Short problem
Copy out the listing that follows, exactly, without its pictures.

┏━━

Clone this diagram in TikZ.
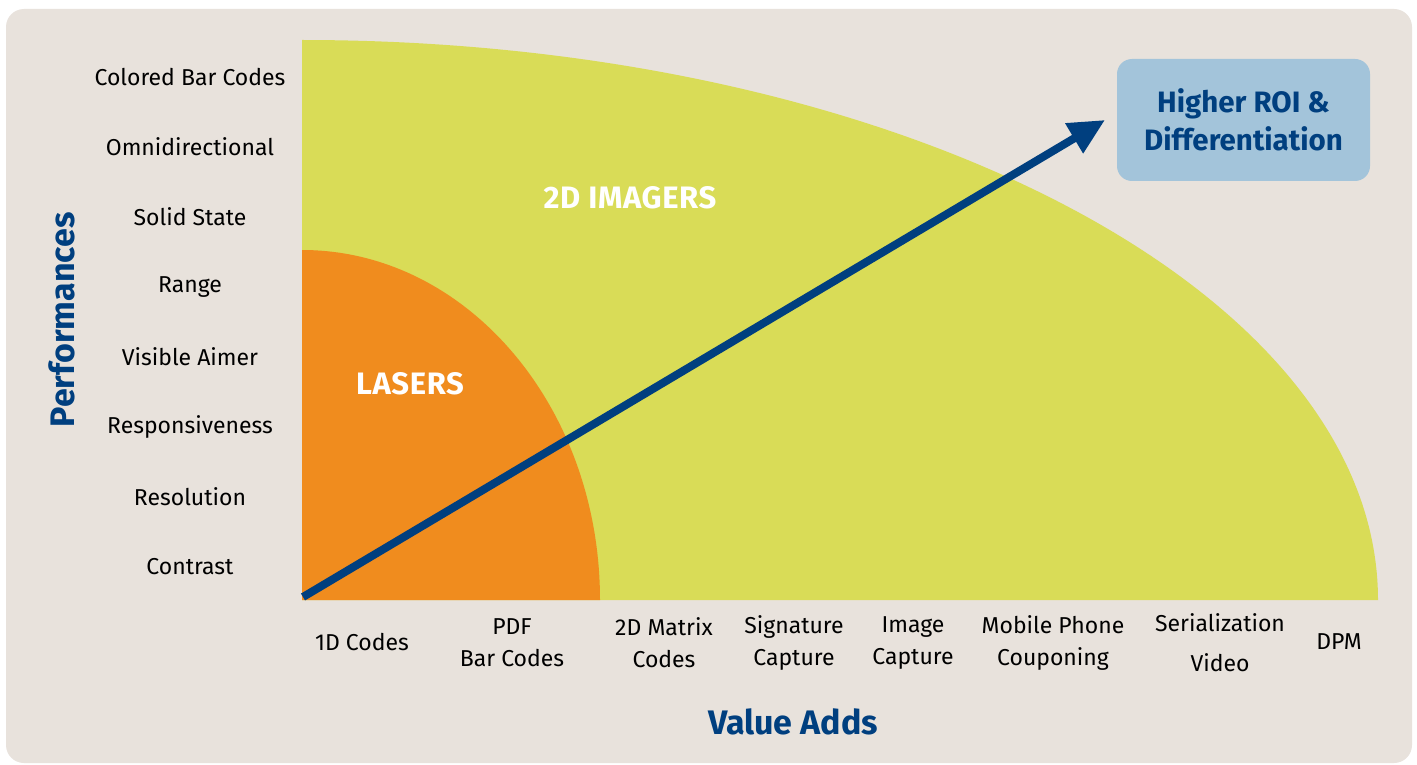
\documentclass[tikz,border=0pt]{standalone}
\usepackage{fontspec}
\setmainfont{Fira Sans}
\usetikzlibrary{arrows.meta}
\definecolor{bgc}{HTML}{E8E2DC}
\definecolor{imgyellow}{HTML}{D9DC57}
\definecolor{laserorange}{HTML}{F08C1E}
\definecolor{darkblue}{HTML}{003F7F}
\definecolor{boxblue}{HTML}{A3C4DA}
\tikzset{
  lbl/.style={font=\fontsize{23}{32}\selectfont, text=black, align=center, inner sep=0pt},
  axistitle/.style={font=\fontsize{34}{38}\selectfont\bfseries, text=darkblue, inner sep=0pt},
  zonelabel/.style={font=\fontsize{31}{34}\selectfont\bfseries\addfontfeatures{LetterSpace=2}, text=white, inner sep=0pt},
  roibox/.style={fill=boxblue, rounded corners=15pt, minimum width=253pt, minimum height=122pt,
    align=center, text=darkblue, font=\fontsize{29.5}{38}\selectfont\bfseries},
  arrowline/.style={draw=darkblue, line width=8pt, -{Triangle[length=36pt,width=33pt]}}
}
\begin{document}
\begin{tikzpicture}[x=1pt,y=1pt]
\useasboundingbox (0,0) rectangle (1417,-765);
\fill[white] (0,0) rectangle (1417,-765);
\fill[bgc, rounded corners=18pt] (6,-9) rectangle (1412,-763);
% regions
\fill[imgyellow] (302,-600) -- (302,-40) arc[start angle=90, end angle=0, x radius=1076, y radius=560] -- cycle;
\fill[laserorange] (302,-600) -- (302,-250) arc[start angle=90, end angle=0, x radius=298, y radius=350] -- cycle;
\node[zonelabel] (imagers) at (630,-198) {2D IMAGERS};
\node[zonelabel] (lasers) at (410,-384) {LASERS};
% arrow
\coordinate (origin) at (303,-597);
\coordinate (tip) at (1105,-120);
\draw[arrowline] (origin) -- (tip);
% box
\node[roibox] (roi) at (1243.5,-120) {Higher ROI \&\\Differentiation};
% left labels
\node[lbl] (p1) at (190,-77) {Colored Bar Codes};
\node[lbl] (p2) at (190,-147) {Omnidirectional};
\node[lbl] (p3) at (190,-217) {Solid State};
\node[lbl] (p4) at (190,-287) {Range};
\node[lbl] (p5) at (190,-357) {Visible Aimer};
\node[lbl] (p6) at (190,-427) {Responsiveness};
\node[lbl] (p7) at (190,-497) {Resolution};
\node[lbl] (p8) at (190,-567) {Contrast};
\node[axistitle, rotate=90] (perf) at (62,-320) {Performances};
% bottom labels
\node[lbl] (v1) at (362,-642) {1D Codes};
\node[lbl] (v2) at (512,-643) {PDF\\Bar Codes};
\node[lbl] (v3) at (664,-643) {2D Matrix\\Codes};
\node[lbl] (v4) at (794,-643) {Signature\\Capture};
\node[lbl] (v5) at (913,-643) {Image\\Capture};
\node[lbl] (v6) at (1053,-643) {Mobile Phone\\Couponing};
\node[lbl, font=\fontsize{23}{40}\selectfont] (v7) at (1220,-643) {Serialization\\Video};
\node[lbl] (v8) at (1339,-642) {DPM};
\node[axistitle] (value) at (793,-722) {Value Adds};
\end{tikzpicture}
\end{document}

┗━━

Answer to the task
Clone this diagram in TikZ.
\documentclass[tikz,border=0pt]{standalone}
\usepackage{fontspec}
\setmainfont{Fira Sans}
\usetikzlibrary{arrows.meta}
\definecolor{bgc}{HTML}{E8E2DC}
\definecolor{imgyellow}{HTML}{D9DC57}
\definecolor{laserorange}{HTML}{F08C1E}
\definecolor{darkblue}{HTML}{003F7F}
\definecolor{boxblue}{HTML}{A3C4DA}
\tikzset{
  lbl/.style={font=\fontsize{23}{32}\selectfont, text=black, align=center, inner sep=0pt},
  axistitle/.style={font=\fontsize{34}{38}\selectfont\bfseries, text=darkblue, inner sep=0pt},
  zonelabel/.style={font=\fontsize{31}{34}\selectfont\bfseries\addfontfeatures{LetterSpace=2}, text=white, inner sep=0pt},
  roibox/.style={fill=boxblue, rounded corners=15pt, minimum width=253pt, minimum height=122pt,
    align=center, text=darkblue, font=\fontsize{29.5}{38}\selectfont\bfseries},
  arrowline/.style={draw=darkblue, line width=8pt, -{Triangle[length=36pt,width=33pt]}}
}
\begin{document}
\begin{tikzpicture}[x=1pt,y=1pt]
\useasboundingbox (0,0) rectangle (1417,-765);
\fill[white] (0,0) rectangle (1417,-765);
\fill[bgc, rounded corners=18pt] (6,-9) rectangle (1412,-763);
% regions
\fill[imgyellow] (302,-600) -- (302,-40) arc[start angle=90, end angle=0, x radius=1076, y radius=560] -- cycle;
\fill[laserorange] (302,-600) -- (302,-250) arc[start angle=90, end angle=0, x radius=298, y radius=350] -- cycle;
\node[zonelabel] (imagers) at (630,-198) {2D IMAGERS};
\node[zonelabel] (lasers) at (410,-384) {LASERS};
% arrow
\coordinate (origin) at (303,-597);
\coordinate (tip) at (1105,-120);
\draw[arrowline] (origin) -- (tip);
% box
\node[roibox] (roi) at (1243.5,-120) {Higher ROI \&\\Differentiation};
% left labels
\node[lbl] (p1) at (190,-77) {Colored Bar Codes};
\node[lbl] (p2) at (190,-147) {Omnidirectional};
\node[lbl] (p3) at (190,-217) {Solid State};
\node[lbl] (p4) at (190,-287) {Range};
\node[lbl] (p5) at (190,-357) {Visible Aimer};
\node[lbl] (p6) at (190,-427) {Responsiveness};
\node[lbl] (p7) at (190,-497) {Resolution};
\node[lbl] (p8) at (190,-567) {Contrast};
\node[axistitle, rotate=90] (perf) at (62,-320) {Performances};
% bottom labels
\node[lbl] (v1) at (362,-642) {1D Codes};
\node[lbl] (v2) at (512,-643) {PDF\\Bar Codes};
\node[lbl] (v3) at (664,-643) {2D Matrix\\Codes};
\node[lbl] (v4) at (794,-643) {Signature\\Capture};
\node[lbl] (v5) at (913,-643) {Image\\Capture};
\node[lbl] (v6) at (1053,-643) {Mobile Phone\\Couponing};
\node[lbl, font=\fontsize{23}{40}\selectfont] (v7) at (1220,-643) {Serialization\\Video};
\node[lbl] (v8) at (1339,-642) {DPM};
\node[axistitle] (value) at (793,-722) {Value Adds};
\end{tikzpicture}
\end{document}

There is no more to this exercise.